Servandos Opens in Rosemary District

The menu at Servandos is self-described as “pan American,” but it’s really all over the place, with Asian, French, American bistro and other culinary concepts competing for attention in chef Joe DiMaggio’s lively open kitchen.

The focus is Latinish and the best part of the menu highlights hot and cold tapas with selections such as ceviche ($15). The foie gras and chicken liver mousse is light as whipped cream; it comes in a glass jar capped with a layer of jellied ginger kumquat and served with planks of grilled baguette. Topnotch and well worth having again at $16.

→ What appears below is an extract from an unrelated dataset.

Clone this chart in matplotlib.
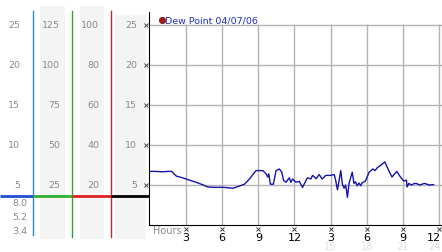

The same can be said for the mini lamb meat loaves, four to a plate. They were rich and moist and flavorful. And the octopus was a hit. A glistening huge tentacle was arched over a bed of greens and lemon-scented potatoes and garnished with puddles of refreshing pesto on the white plate. Completely delicious, and the potato was a nice surprise ($16).

Short ribs ($12), wild mushroom grits ($9), salt cod croquettes, empanadas with smoked brisket and foie gras, stuffed squid, salads, flatbreads, tuna tartare and a charcuterie plate are all on the hot and cold tapas portion of the menu, and this is where chef DiMaggio shines. The well-traveled chef has a spectacular resume in culinary arts and is a welcome addition to the Sarasota scene, but the menu here still needs refining.

The entrées are dull compared to the tapas, with items such as roasted lemon chicken with roasted potatoes (yawn, $22) or grilled salmon on top of more roasted potato ($26). Ribeye for two with assorted sauces at $65 might be excellent, but you could find it at a steakhouse. Sea bass with risotto at $36 seems a stretch in terms of pricing, although the risotto does have saffron and wild mushroom broth in the mix. My soft-shell crab paella was cold when I got it; the batter on the crab had gone limp and the paella had congealed. At $30, it was a disappointment.

Which brings me to the service. Our entrées arrived one at a time, with about five to 10 minutes in between trips to our table. We had to ask for our tapas dishes to be cleared. We ordered a bottle of red wine and got white. Silverware disappeared and wasn’t replaced. And twice during our dinner, staffers came by auctioning off plates of food. “Did you order the short ribs?” It all speaks to a lack of training.

The restaurant often features live music, and the musicians were talented, but the Servandos building (which formerly housed Darwin’s on Fourth) is acoustically unhelpful. A cavernous edifice of stone, metal and tile, the building makes conversation over dinner difficult, but conversation with music cranked up high is positively hurtful.